We study robustness to agent malfunctions in cooperative multi-agent reinforcement learning (MARL), a failure mode that is critical in practice yet underexplored in existing theory. We introduce MARTA, a plug-and-play robustness layer that augments standard MARL algorithms with a Switcher-Adversary mechanism which selectively induces malfunctions in performance-critical states. This formulation defines a fault-switching $(N+2)$-player Markov game in which the Switcher chooses when and which agent fails, and the Adversary controls the resulting faulty behaviour via random or worst-case policies. We develop a Q-learning-type scheme and show that the associated Bellman operator is a contraction, yielding existence and uniqueness of the minimax value, convergence to a Markov perfect equilibrium. MARTA integrates seamlessly with MARL algorithms without architectural modification and consistently improves robustness across Traffic Junction (TJ), Level-Based Foraging (LBF), MPE SimpleTag, and SMAC (v2). In these domains, MARTA achieves large gains in final performance of up to 116.7\% in SMAC, 21.4\% in MPE SimpleTag, and 44.6\% in LBF, while significantly reducing failure rates under train-test mismatched fault regimes. These results establish MARTA as a theoretically grounded and practically deployable mechanism for fault-tolerant MARL.

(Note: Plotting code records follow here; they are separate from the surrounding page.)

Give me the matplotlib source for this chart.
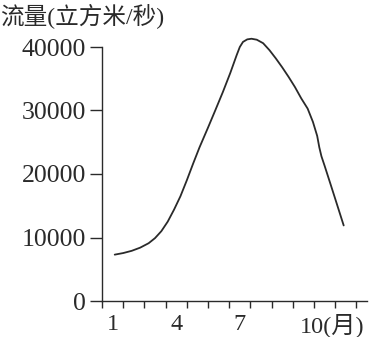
import numpy as np
import matplotlib
matplotlib.use("Agg")
import matplotlib.pyplot as plt
from matplotlib.transforms import ScaledTranslation

# monthly river discharge
months = [1.1, 1.5, 1.9, 2.3, 2.7, 3.0, 3.3, 3.6, 3.9, 4.2, 4.5, 4.8, 5.1, 5.5,
          5.84, 6.2, 6.55, 6.85, 7.0, 7.15, 7.35, 7.55, 7.8, 8.1, 8.4, 8.7, 9.0,
          9.3, 9.6, 9.9, 10.2, 10.45, 10.65, 10.75, 10.85, 11.0, 11.27, 11.5,
          11.7, 11.9]
flow = [7300, 7550, 7900, 8400, 9100, 9900, 11000, 12500, 14400, 16500, 19000,
        21650, 24200, 27300, 30000, 32900, 35900, 38700, 40000, 40800, 41200,
        41300, 41150, 40600, 39500, 38200, 36800, 35300, 33700, 31900, 30300,
        28200, 26000, 24200, 22800, 21300, 18500, 16100, 14000, 11900]

xtick_pos = [1, 4, 7, 10]
xtick_labels = ["1", "4", "7", "10(月)"]
ytick_pos = [0, 10000, 20000, 30000, 40000]
ytitle = "流量(立方米/秒)"

fonts = ["Liberation Serif", "Noto Sans CJK SC", "DejaVu Sans"]
ink = "#2a2a2a"

fig = plt.figure(figsize=(3.71, 3.37), dpi=100)
ax = fig.add_axes([102 / 371, 36 / 337, 265 / 371, 254 / 337])

ax.plot(months, flow, color=ink, lw=1.3, clip_on=False,
        solid_capstyle="round", solid_joinstyle="round")

ax.set_xlim(0.5, 13.0)
ax.set_ylim(0, 40000)

for s in ["top", "right"]:
    ax.spines[s].set_visible(False)
for s in ["left", "bottom"]:
    ax.spines[s].set_color(ink)
    ax.spines[s].set_linewidth(1.0)

# month boundary ticks below the axis
ax.set_xticks(np.arange(0.5, 13.0, 1.0), minor=True)
ax.tick_params(axis="x", which="minor", direction="out", length=5, width=1.0, color=ink)
ax.set_xticks(xtick_pos)
ax.set_xticklabels(xtick_labels)
ax.tick_params(axis="x", which="major", length=0, pad=9, labelsize=17.5, labelcolor=ink)
for lab in ax.get_xticklabels():
    lab.set_family(fonts)
last = ax.get_xticklabels()[-1]
last.set_ha("left")
last.set_transform(last.get_transform() + ScaledTranslation(-4 / 100, 0, fig.dpi_scale_trans))

ax.set_yticks(ytick_pos)
ax.set_yticklabels([str(v) for v in ytick_pos])
ax.tick_params(axis="y", direction="out", length=8.5, width=1.0, color=ink,
               pad=3, labelsize=18.5, labelcolor=ink)
for lab in ax.get_yticklabels():
    lab.set_family(fonts)

fig.text(0.0, 1 - 4 / 337, ytitle, ha="left", va="top", fontsize=17,
         family=fonts, color=ink)

fig.savefig("out.png", dpi=100, facecolor="white")
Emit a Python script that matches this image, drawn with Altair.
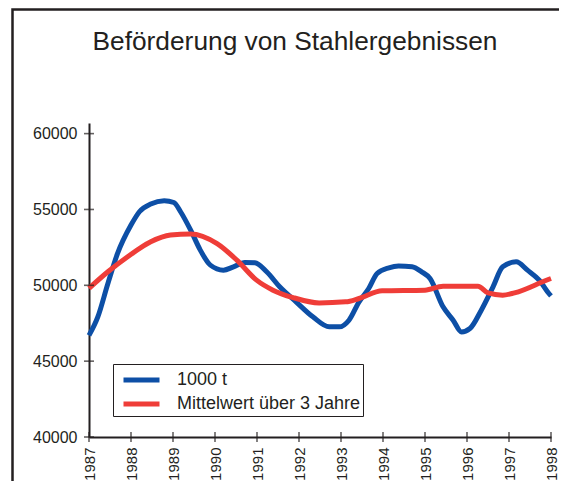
import altair as alt
import pandas as pd

TITLE = "Beförderung von Stahlergebnissen"
SERIES = ["1000 t", "Mittelwert über 3 Jahre"]
COLORS = ["#0d4fa6", "#ef3d38"]

blue_years = [1987.00, 1987.21, 1987.45, 1987.68, 1988.00, 1988.20, 1988.47, 1988.79,
              1989.02, 1989.18, 1989.42, 1989.65, 1989.89, 1990.20, 1990.44, 1990.71,
              1990.95, 1991.23, 1991.54, 1991.93, 1992.33, 1992.72, 1992.96, 1993.19,
              1993.43, 1993.66, 1993.86, 1994.14, 1994.37, 1994.69, 1994.92, 1995.12,
              1995.43, 1995.67, 1995.87, 1996.07, 1996.34, 1996.62, 1996.85, 1997.17,
              1997.44, 1997.72, 1997.95, 1998.00]
blue_values = [46700, 47920, 50120, 52100, 53970, 54850, 55360, 55580,
               55460, 54850, 53640, 52320, 51330, 51000, 51220, 51500,
               51480, 50890, 49900, 48910, 47920, 47260, 47260, 47700,
               48910, 49790, 50780, 51150, 51270, 51220, 50890, 50450,
               48580, 47700, 46930, 47150, 48360, 49900, 51220, 51550,
               51000, 50340, 49460, 49300]

red_years = [1987.00, 1987.45, 1987.92, 1988.47, 1988.94, 1989.42, 1990.04, 1990.52,
             1990.99, 1991.38, 1991.86, 1992.48, 1993.11, 1993.43, 1993.98, 1995.00,
             1995.43, 1996.26, 1996.50, 1996.85, 1997.13, 1997.95, 1998.00]
red_values = [49800, 50890, 51880, 52870, 53310, 53380, 52760, 51660,
              50340, 49680, 49190, 48840, 48910, 49130, 49640, 49680,
              49940, 49940, 49500, 49350, 49500, 50400, 50450]

y_ticks = [40000, 45000, 50000, 55000, 60000]
x_ticks = list(range(1987, 1999))

df = pd.concat([
    pd.DataFrame({"year": blue_years, "value": blue_values, "series": SERIES[0], "o": 0}),
    pd.DataFrame({"year": red_years, "value": red_values, "series": SERIES[1], "o": 1}),
])

FONT = "Liberation Sans"
INK = "#231f20"
TOP = 115   # plot top offset inside the svg
LEFT = 81   # plot left offset inside the svg
W = 462

xscale = alt.Scale(domain=[1987, 1998], nice=False, zero=False)
yscale = alt.Scale(domain=[40000, 60700], nice=False, zero=False)
xaxis = alt.Axis(values=x_ticks, format="d", labelAngle=-90, ticks=False,
                 labelPadding=10, labelFontSize=15, labelFont=FONT,
                 labelColor=INK, domainColor=INK, domainWidth=2, grid=False)
yaxis = alt.Axis(values=y_ticks, format="d", ticks=False, labelPadding=12,
                 labelFontSize=16, labelFont=FONT, labelColor=INK,
                 domainColor=INK, domainWidth=2, grid=False)

lines = alt.Chart(df).mark_line(strokeWidth=5, interpolate="monotone").encode(
    x=alt.X("year:Q", scale=xscale, title=None, axis=xaxis),
    y=alt.Y("value:Q", scale=yscale, title=None, axis=yaxis),
    color=alt.Color("series:N", scale=alt.Scale(domain=SERIES, range=COLORS),
                    legend=alt.Legend(orient="none", legendX=24, legendY=241, title=None,
                                      symbolType="M-0.478,0L2.652,0", symbolSize=529,
                                      symbolStrokeWidth=5, labelFontSize=18, labelFont=FONT,
                                      labelColor=INK, padding=2, labelOffset=34, rowPadding=0,
                                      labelLimit=400, strokeColor=INK, fillColor="white")),
    detail="series:N",
    order="o:Q",
)

ytick_df = pd.DataFrame({"value": y_ticks, "year": [1987] * len(y_ticks)})
yticks = alt.Chart(ytick_df).mark_tick(orient="horizontal", size=10, thickness=1.6, color=INK).encode(
    y=alt.Y("value:Q", scale=yscale, title=None, axis=yaxis),
    x=alt.X("year:Q", scale=xscale, title=None, axis=xaxis),
)
xtick_df = pd.DataFrame({"year": x_ticks, "value": [40000] * len(x_ticks)})
xticks = alt.Chart(xtick_df).mark_tick(orient="vertical", size=10, thickness=1.6, color=INK).encode(
    x=alt.X("year:Q", scale=xscale, title=None, axis=xaxis),
    y=alt.Y("value:Q", scale=yscale, title=None, axis=yaxis),
)

title_df = pd.DataFrame({"t": [TITLE]})
title = alt.Chart(title_df).mark_text(font=FONT, fontSize=26.3, color=INK, align="center",
                                      baseline="alphabetic").encode(
    text="t:N", x=alt.value(295 - 8 - LEFT), y=alt.value(-73))

# outer picture frame: only its left and top edges fall inside the drawing
frame_df = pd.DataFrame({"k": [0]})
frame = alt.Chart(frame_df).mark_rect(fillOpacity=0, stroke=INK, strokeWidth=2.5).encode(
    x=alt.value(12.5 - 8 - LEFT), x2=alt.value(W + 120),
    y=alt.value(-TOP + 1.5), y2=alt.value(500))

chart = alt.layer(frame, title, lines, yticks, xticks).properties(
    width=W, height=314,
    padding={"left": LEFT, "top": TOP, "right": 8, "bottom": 44},
    autosize=alt.AutoSizeParams(type="none"),
    background="white",
).configure_view(strokeWidth=0).configure_axisY(
    labelFontSize=16, labelFont=FONT
).configure_axisX(labelFontSize=15, labelFont=FONT)

chart.save("out.html", embed_options={"renderer": "svg", "actions": False})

翻译：本文研究协作式多智能体强化学习（MARL）中智能体故障的鲁棒性问题——这一故障模式在实践中至关重要，但在现有理论中尚未得到充分探索。我们提出MARTA，一种即插即用的鲁棒性增强层，通过“切换器-对抗器”机制对标准MARL算法进行扩展，该机制选择性地在性能关键状态诱发智能体故障。该形式化定义了一个故障切换的$(N+2)$-玩家马尔可夫博弈，其中切换器决定故障发生的时机与对象，而对抗器则通过随机或最坏情况策略控制故障行为。我们开发了一种Q学习型算法，并证明其对应的贝尔曼算子具有压缩性，从而保证了极小极大值的存在唯一性以及向马尔可夫完美均衡的收敛。MARTA无需修改算法架构即可与MARL算法无缝集成，并在交通路口（TJ）、基于等级的觅食（LBF）、MPE SimpleTag以及SMAC（v2）等场景中持续提升鲁棒性。在这些领域中，MARTA实现了显著的最终性能提升：在SMAC中最高达116.7%，在MPE SimpleTag中为21.4%，在LBF中为44.6%，同时在训练-测试故障机制不匹配的情况下显著降低了故障率。这些结果表明，MARTA是一种理论坚实且可实际部署的容错MARL机制。